As commercial farming has increased, technology has provided solutions to many of the growing pains experienced within the farming industry, particularly for those in the agricultural sector. With large areas of land needed for crop cultivation, and the manual labour required, technology has made farming more efficient and more productive. Tractors, combines, and harvesters significantly reduced the time required to harvest crops, increasing the viability of commercial farming. Traditional horse (pulling) power was replaced with the horsepower of an engine.

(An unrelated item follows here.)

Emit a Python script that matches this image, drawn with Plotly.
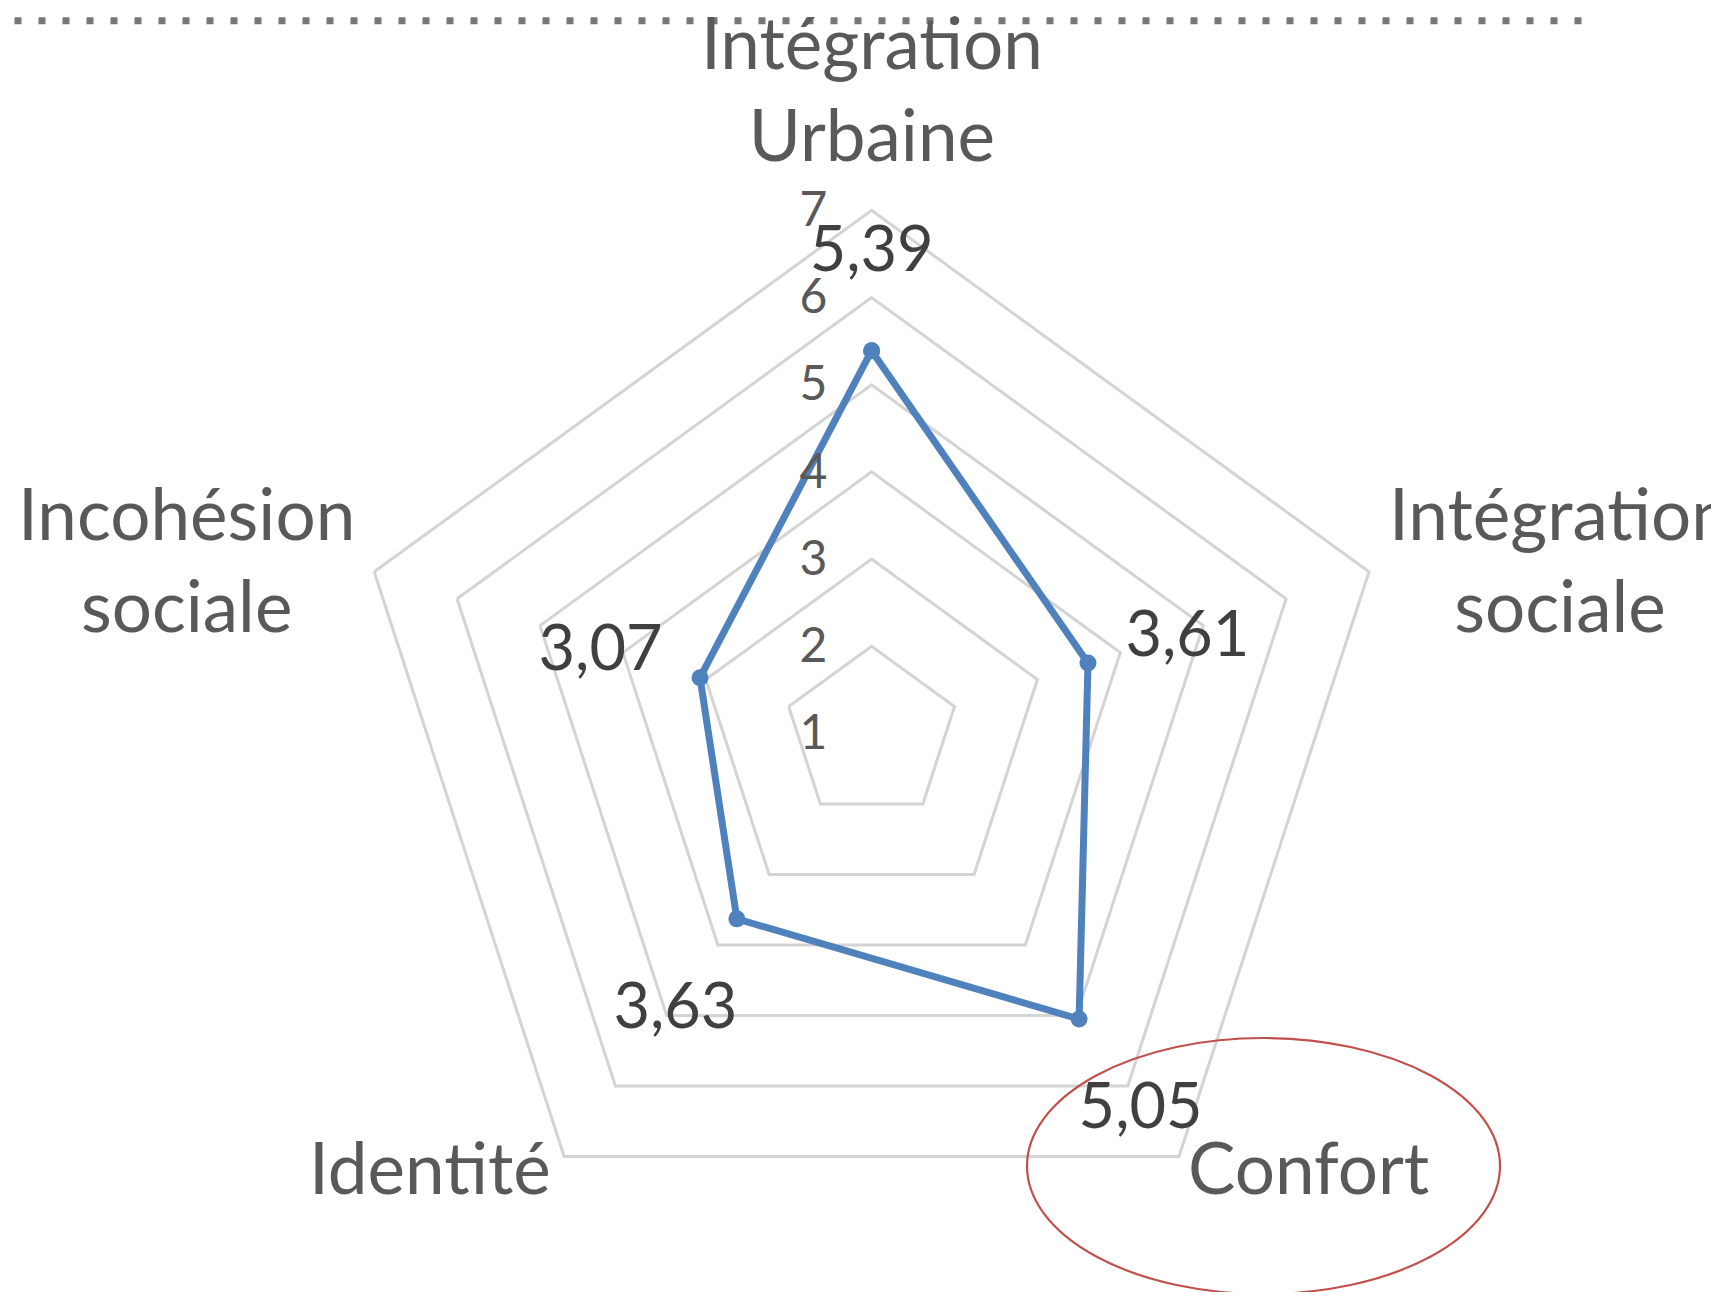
import plotly.graph_objects as go

# radar data
categories = ['Intégration Urbaine', 'Intégration sociale', 'Confort', 'Identité', 'Incohésion sociale']
scores = [5.39, 3.61, 5.05, 3.63, 3.07]
radial_ticks = [1, 2, 3, 4, 5, 6, 7]

# category labels as they are broken in the chart
cat_labels = ['Intégration<br>Urbaine', 'Intégration<br>sociale', 'Confort', 'Identité', 'Incohésion<br>sociale']

W, H = 1719, 1292
OFF = 8  # page body margin
BLUE = '#4F81BD'
GRID = '#D4D4D4'
FONT = 'Lato'


def px(x):
    return (x - OFF) / W


def py(y):
    return 1 - (y - OFF) / H


score_text = [f'{v:.2f}'.replace('.', ',') for v in scores]
label_r = [v + 1.2 for v in scores]

fig = go.Figure()
fig.add_trace(go.Scatterpolar(
    r=scores + scores[:1], theta=categories + categories[:1],
    mode='lines+markers',
    line=dict(color=BLUE, width=7),
    marker=dict(color=BLUE, size=17),
    hoverinfo='skip', showlegend=False))
# value labels sit on a twin polar nudged a few px down
fig.add_trace(go.Scatterpolar(
    r=label_r, theta=categories, mode='text', text=score_text,
    textfont=dict(family=FONT, size=63, color='#404040'),
    hoverinfo='skip', showlegend=False, subplot='polar2'))

# category label placement (pixel centres)
cat_pos = [(871.6, 87), (1560, 558), (1308, 1166), (430, 1166), (186, 558)]
annotations = [
    dict(text=t, x=px(x), y=py(y), xref='paper', yref='paper', showarrow=False,
         xanchor='center', yanchor='middle', align='center',
         font=dict(family=FONT, size=71, color='#595959'))
    for t, (x, y) in zip(cat_labels, cat_pos)
]

ang = dict(direction='clockwise', rotation=90, showgrid=False, ticks='', showticklabels=False)
NUDGE = 9

fig.update_layout(
    width=W, height=H,
    margin=dict(l=0, r=0, t=0, b=0),
    paper_bgcolor='white', plot_bgcolor='white',
    font=dict(family=FONT, color='#595959'),
    annotations=annotations,
    polar=dict(
        domain=dict(x=[px(348.6), px(1394.6)], y=[py(1256.4), py(210.4)]),
        bgcolor='white',
        gridshape='linear',
        radialaxis=dict(range=[1, 7], tickvals=radial_ticks, angle=90, side='counterclockwise',
                        showline=False, gridcolor=GRID, gridwidth=3,
                        ticks='outside', ticklen=27, tickcolor='rgba(0,0,0,0)',
                        tickangle=90,
                        tickfont=dict(family=FONT, size=48, color='#595959')),
        angularaxis=dict(**ang, showline=True, linecolor=GRID, linewidth=3),
    ),
    polar2=dict(
        domain=dict(x=[px(348.6), px(1394.6)], y=[py(1256.4 + NUDGE), py(210.4 + NUDGE)]),
        bgcolor='rgba(0,0,0,0)',
        gridshape='linear',
        radialaxis=dict(range=[1, 7], visible=False),
        angularaxis=dict(**ang, showline=False),
    ),
    shapes=[
        dict(type='line', xref='paper', yref='paper', x0=px(14.5), x1=px(1588), y0=py(20.7), y1=py(20.7),
             line=dict(color='#777777', width=7, dash='7px,17px')),
        dict(type='circle', xref='paper', yref='paper', x0=px(1027), x1=px(1500), y0=py(1038), y1=py(1294),
             line=dict(color='#C0504D', width=2.2)),
    ],
)

fig.write_html('out.html')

Modern technology has also enhanced the size of food-producing land and significantly reduced the costs of labour, which can cost from between 25% to 75% of a crop's value. Developments in artificial intelligence (AI) have proved to have a significant impact in reducing labour costs throughout the agricultural industry. Autonomous tractors are carrying out instructions with little to no human intervention, and predictive analytics are being used to predict crop yields using algorithms and data.

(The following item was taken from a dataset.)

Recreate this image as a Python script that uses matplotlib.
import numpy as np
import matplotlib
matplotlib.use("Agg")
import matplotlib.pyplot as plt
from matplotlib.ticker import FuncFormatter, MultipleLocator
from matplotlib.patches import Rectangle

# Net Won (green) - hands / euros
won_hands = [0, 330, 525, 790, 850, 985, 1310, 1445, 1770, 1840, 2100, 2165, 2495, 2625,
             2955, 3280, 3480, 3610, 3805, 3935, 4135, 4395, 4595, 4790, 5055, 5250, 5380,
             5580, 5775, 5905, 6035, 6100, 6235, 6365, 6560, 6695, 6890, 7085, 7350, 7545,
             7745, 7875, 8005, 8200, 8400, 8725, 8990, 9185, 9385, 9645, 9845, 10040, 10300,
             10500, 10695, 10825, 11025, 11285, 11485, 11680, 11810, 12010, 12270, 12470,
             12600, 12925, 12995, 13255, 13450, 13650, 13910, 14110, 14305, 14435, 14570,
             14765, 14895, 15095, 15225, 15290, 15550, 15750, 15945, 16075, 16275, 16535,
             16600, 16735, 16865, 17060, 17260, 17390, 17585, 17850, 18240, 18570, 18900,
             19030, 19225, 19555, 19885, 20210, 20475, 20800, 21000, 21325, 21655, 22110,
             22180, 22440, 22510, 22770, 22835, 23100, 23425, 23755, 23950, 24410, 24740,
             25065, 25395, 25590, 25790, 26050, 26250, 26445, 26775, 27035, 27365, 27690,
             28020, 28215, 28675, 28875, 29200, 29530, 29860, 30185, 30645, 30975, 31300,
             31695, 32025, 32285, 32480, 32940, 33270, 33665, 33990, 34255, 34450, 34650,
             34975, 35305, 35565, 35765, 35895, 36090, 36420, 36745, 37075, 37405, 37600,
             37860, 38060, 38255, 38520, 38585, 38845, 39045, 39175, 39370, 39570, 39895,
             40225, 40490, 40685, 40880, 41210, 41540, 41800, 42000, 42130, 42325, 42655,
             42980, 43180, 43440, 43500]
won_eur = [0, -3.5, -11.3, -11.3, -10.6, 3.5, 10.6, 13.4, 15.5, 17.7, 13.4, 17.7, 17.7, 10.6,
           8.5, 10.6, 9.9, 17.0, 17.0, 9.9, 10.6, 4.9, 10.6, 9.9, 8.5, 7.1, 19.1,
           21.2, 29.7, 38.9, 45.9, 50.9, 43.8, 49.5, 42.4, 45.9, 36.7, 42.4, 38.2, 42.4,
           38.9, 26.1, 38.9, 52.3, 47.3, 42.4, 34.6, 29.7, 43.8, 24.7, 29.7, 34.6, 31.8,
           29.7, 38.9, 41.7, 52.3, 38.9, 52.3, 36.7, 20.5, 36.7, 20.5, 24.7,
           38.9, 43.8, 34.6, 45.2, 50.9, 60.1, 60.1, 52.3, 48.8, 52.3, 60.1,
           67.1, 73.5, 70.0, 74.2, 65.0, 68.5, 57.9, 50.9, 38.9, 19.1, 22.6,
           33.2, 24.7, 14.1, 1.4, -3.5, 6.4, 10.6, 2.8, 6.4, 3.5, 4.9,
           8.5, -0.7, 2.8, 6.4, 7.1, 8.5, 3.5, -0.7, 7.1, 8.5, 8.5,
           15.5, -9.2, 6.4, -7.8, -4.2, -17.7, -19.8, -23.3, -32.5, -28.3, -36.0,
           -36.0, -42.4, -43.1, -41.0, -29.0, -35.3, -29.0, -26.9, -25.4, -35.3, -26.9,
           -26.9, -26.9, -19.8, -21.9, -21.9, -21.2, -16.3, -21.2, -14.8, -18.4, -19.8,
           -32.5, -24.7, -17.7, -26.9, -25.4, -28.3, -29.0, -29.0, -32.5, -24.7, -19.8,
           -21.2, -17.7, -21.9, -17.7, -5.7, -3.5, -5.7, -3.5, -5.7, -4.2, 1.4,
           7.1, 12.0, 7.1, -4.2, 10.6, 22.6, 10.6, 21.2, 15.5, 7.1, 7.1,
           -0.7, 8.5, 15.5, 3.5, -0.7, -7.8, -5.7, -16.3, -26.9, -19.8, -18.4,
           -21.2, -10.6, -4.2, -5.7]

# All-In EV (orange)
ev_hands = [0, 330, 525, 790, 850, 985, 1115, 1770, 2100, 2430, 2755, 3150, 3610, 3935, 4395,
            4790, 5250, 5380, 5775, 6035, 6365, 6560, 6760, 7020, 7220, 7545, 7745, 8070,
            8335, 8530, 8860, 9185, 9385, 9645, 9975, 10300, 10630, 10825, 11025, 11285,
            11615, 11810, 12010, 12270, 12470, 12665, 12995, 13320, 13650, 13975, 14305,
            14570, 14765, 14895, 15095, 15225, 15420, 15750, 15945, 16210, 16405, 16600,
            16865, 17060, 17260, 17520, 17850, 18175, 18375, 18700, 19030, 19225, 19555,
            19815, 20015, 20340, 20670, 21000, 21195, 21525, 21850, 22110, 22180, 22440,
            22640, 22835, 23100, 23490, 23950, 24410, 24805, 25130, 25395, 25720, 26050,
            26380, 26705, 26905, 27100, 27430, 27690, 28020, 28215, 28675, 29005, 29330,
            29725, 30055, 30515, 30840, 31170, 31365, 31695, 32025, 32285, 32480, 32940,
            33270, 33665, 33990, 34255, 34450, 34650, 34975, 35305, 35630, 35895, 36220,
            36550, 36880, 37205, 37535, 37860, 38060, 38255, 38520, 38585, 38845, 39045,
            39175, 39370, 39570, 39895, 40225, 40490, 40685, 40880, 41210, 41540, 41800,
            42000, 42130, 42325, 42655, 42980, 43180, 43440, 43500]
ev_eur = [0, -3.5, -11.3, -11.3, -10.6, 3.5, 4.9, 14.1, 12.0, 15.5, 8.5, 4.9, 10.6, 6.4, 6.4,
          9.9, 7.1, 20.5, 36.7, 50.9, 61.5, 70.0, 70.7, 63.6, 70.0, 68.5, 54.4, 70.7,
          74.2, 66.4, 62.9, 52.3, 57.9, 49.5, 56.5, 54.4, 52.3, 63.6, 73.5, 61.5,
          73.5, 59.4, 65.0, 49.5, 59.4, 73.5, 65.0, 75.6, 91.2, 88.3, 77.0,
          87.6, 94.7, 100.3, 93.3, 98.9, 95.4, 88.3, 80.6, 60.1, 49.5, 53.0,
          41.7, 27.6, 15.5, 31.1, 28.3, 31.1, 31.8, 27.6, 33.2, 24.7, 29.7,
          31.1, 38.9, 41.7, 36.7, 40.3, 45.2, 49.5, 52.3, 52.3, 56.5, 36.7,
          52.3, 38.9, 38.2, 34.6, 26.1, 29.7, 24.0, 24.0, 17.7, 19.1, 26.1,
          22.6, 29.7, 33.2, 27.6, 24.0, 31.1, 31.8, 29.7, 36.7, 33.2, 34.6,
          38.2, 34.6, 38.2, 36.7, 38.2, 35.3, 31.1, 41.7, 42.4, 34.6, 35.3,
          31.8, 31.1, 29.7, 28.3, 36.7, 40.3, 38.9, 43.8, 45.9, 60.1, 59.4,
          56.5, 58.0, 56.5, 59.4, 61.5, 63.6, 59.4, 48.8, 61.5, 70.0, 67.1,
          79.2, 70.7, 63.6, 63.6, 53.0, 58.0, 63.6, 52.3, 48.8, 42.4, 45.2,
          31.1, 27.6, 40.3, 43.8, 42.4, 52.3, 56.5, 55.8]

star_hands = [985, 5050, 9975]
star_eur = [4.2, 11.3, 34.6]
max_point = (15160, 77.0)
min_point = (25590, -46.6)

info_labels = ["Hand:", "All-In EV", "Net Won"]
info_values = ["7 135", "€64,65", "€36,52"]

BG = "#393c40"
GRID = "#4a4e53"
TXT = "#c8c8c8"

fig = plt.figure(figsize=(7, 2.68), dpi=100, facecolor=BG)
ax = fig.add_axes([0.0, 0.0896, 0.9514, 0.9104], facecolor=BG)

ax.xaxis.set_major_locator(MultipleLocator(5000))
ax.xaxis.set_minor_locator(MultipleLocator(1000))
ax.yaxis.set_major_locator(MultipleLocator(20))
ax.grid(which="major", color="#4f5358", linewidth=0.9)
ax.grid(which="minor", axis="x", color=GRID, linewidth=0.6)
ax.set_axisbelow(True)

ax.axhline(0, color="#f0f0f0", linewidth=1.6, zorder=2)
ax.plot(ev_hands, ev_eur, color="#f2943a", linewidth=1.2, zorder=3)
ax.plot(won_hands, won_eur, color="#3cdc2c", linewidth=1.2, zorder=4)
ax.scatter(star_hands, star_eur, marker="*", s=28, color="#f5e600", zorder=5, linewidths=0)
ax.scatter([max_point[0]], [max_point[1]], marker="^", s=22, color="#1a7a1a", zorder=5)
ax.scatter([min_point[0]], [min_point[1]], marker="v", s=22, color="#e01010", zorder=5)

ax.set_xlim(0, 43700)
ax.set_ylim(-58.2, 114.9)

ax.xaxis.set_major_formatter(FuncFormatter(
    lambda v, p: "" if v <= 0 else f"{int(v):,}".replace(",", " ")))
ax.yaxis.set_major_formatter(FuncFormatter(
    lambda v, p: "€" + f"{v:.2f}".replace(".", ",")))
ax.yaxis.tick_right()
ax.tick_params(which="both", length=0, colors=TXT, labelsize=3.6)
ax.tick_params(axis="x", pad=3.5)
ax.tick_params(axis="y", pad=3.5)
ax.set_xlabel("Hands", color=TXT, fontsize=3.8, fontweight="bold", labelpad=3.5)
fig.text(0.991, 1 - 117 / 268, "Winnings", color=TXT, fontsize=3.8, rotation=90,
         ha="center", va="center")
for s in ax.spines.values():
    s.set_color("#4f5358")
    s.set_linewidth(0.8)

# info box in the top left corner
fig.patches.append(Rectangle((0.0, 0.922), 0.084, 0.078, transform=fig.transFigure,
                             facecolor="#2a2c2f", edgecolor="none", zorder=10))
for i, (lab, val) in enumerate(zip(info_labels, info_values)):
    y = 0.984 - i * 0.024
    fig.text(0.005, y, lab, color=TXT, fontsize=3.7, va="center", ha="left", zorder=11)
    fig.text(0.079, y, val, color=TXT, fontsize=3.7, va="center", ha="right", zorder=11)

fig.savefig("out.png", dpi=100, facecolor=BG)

Throughout human history, there have been over 30,000 edible plant species discovered. Yet only about 6,000-7,000 of these plant species are cultivated for consumption, with only approximately 170 grown on a commercial scale. Why? Many indigenous crops like Kumara and Jackfruit are typically low yielding, come from small geographical areas or are poorly researched, thus limiting their commercial viability. However, crops like the soybean and sugar-beet have become widespread thanks to the increase in discovered uses. Soybeans are now being used widely as milk and meat substitutes in vegan and vegetarian diets. Whilst sugar-beets have emerged as an alternative to cane sugar.